With the European product it will only get worse, servicing one of those downsized “marvels” is going to be “funny” in a 3rd world country. And that is putting it nicely. A big brand should have no issues, but mass market ones will be another story.
All the leather lined NAV equipped Land Cruisers I waded through shopping says this strategy works in the USA too. Hey you just paid 80 grand for the same damn vinyl lined 5 speed diesel that I tool around the “roads” on in Afghanistan.
“…the Etios pierced the 100,000 mark in cumulative sales just a few days ago.”
The Etios probably sells because its a Toyota-branded product and its affordable but there is nothing that suggests that it is even remotely connected with say a Camry of the current generation. No resemblance in style – nothing.
When people in emerging markets discover that they are paying for something that’s not a “REAL” Toyota, they won’t be buying as eagerly. I just hope those models don’t replace what’s over here.
Heaven forbid a stripped out Infiniti is sold to us as a Datsun! That would be humiliating.
humiliating….and Awesome!
Is the Fortuner based on the HiLux? I see them around Kandahar and just assumed them to be another RAV-4 style CUV but in walking by one I saw 6 lug wheels on one. I don’t know about emerging markets, but here in, for lack of a better term a crap hole market, the HiLux is still king.
Think of it as something like the 2nd gen 4Runner and you get the idea.
And before I have to go after the flame retardant suit, I know the Fortuner is not based on that old truck. It’s on the current one.
The Fortuner is part of Toyota’s IMV project, which includes the Innova MPV and the Hilux pickup. It definitely is not city type SUV, as it has a ladder frame chassis. It’s more of an old school SUV.
Maybe Toyota doesn’t want to mention that GM is the leader in the most important emerging markets!
“At 13%, GM has the largest market share in the BRIC markets and is best positioned to benefit from the rapid growth as car penetration increases. This compares to GM’s closest peer Ford (NYSE: F), which has a low single digit market share (1.9%).”
“http://beta.fool.com/sumzeroresearch/2012/01/25/hedge-funds-eyeballing-shares-gm/1250/
BRIC is not a single country. GM is strong in 3 out of 4 of those countries, I think. Was it strong in India as well?
I’d have to agree Doctor. Comparing to Ford or Chrysler, GM is much better positioned in BRIC countries. Ford somehow seems to not have adequate products to sell here as the One Ford policy prices them out ofmost emerging markets
The Japanese are very strong in Southeast Asia (Indonesia, Malaysia, Philippines, Vietnam..etc), where they basically monopolizes the market.

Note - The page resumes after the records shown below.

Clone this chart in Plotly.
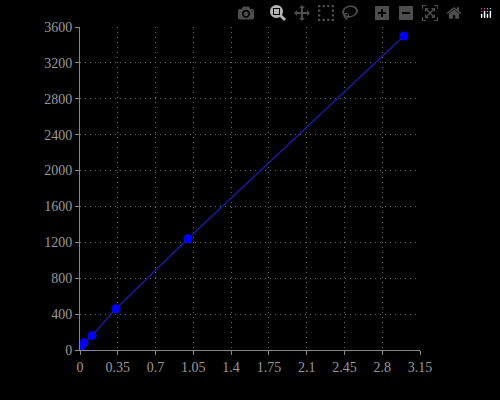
import plotly.graph_objects as go

x_vals = [0.004, 0.012, 0.037, 0.111, 0.333, 1.0, 3.0]
y_vals = [45, 55, 80, 160, 460, 1240, 3500]
x_ticks = [0, 0.35, 0.7, 1.05, 1.4, 1.75, 2.1, 2.45, 2.8, 3.15]
y_ticks = [0, 400, 800, 1200, 1600, 2000, 2400, 2800, 3200, 3600]

fig = go.Figure(go.Scatter(x=x_vals, y=y_vals, mode="lines+markers",
    line=dict(color="#1a1aa0", width=1.5),
    marker=dict(color="#0000ff", size=9)))
ax = dict(showgrid=True, gridcolor="#666", griddash="1px,4px", gridwidth=1,
          showline=True, linecolor="#888", linewidth=1, ticks="outside",
          tickcolor="#888", ticklen=4, zeroline=False,
          tickfont=dict(family="Liberation Serif", size=14, color="#999"))
fig.update_layout(width=500, height=400, paper_bgcolor="black", plot_bgcolor="black",
    margin=dict(l=80, r=80, t=27, b=50), showlegend=False,
    xaxis=dict(ax, range=[0, 3.15], tickvals=x_ticks, ticktext=[str(v) for v in x_ticks]),
    yaxis=dict(ax, range=[0, 3600], tickvals=y_ticks))
fig.write_html("out.html",
    post_script="document.body.style.margin='0';document.body.style.background='black';")
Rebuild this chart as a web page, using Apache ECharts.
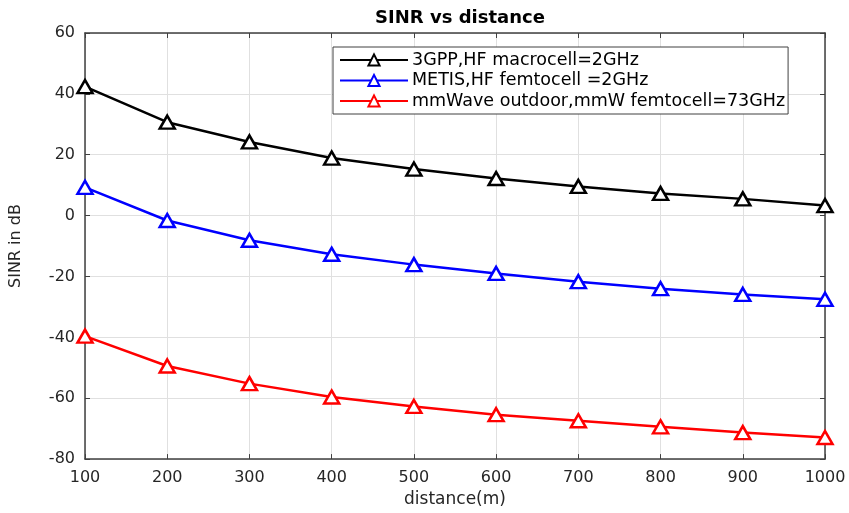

Keep in mind that the population of ASEAN countries together are about 1 billion; these countries are also endowed with fertile soil and plenty of natural resources; these countries have booming economies but lack the capital and technologies the Japanese posses, but they have the growing market and natural resources the later lacks.
A case in point of this symbiotic relationship is the resurgence of Mitsubishi — they are now highly profitable mostly due to surging sales of pickups and SUVs in Thailand and other SE Asian countries.
And lastly, Japanese companies do not face the “political” problems in SE Asia as they do in China.
GM’s market share in China is much less impressive if you take out the 1 million + Wuling econovans — a joint venture in which they only own a minority share.
Take the Wulings out and GM’s market share in China is declining.
Wuling’s success is a direct result of GM management and technology, which grew Wuling from around 100,000/year when GM invested in the company in 2002 to well over 1,000,000 today.
It is true that GM only owns 44% of the joint venture.
http://www.autonews.com/article/20120131/BLOG15/120139981
It is also true that GM is NOT a leader in India, with about 4% market share.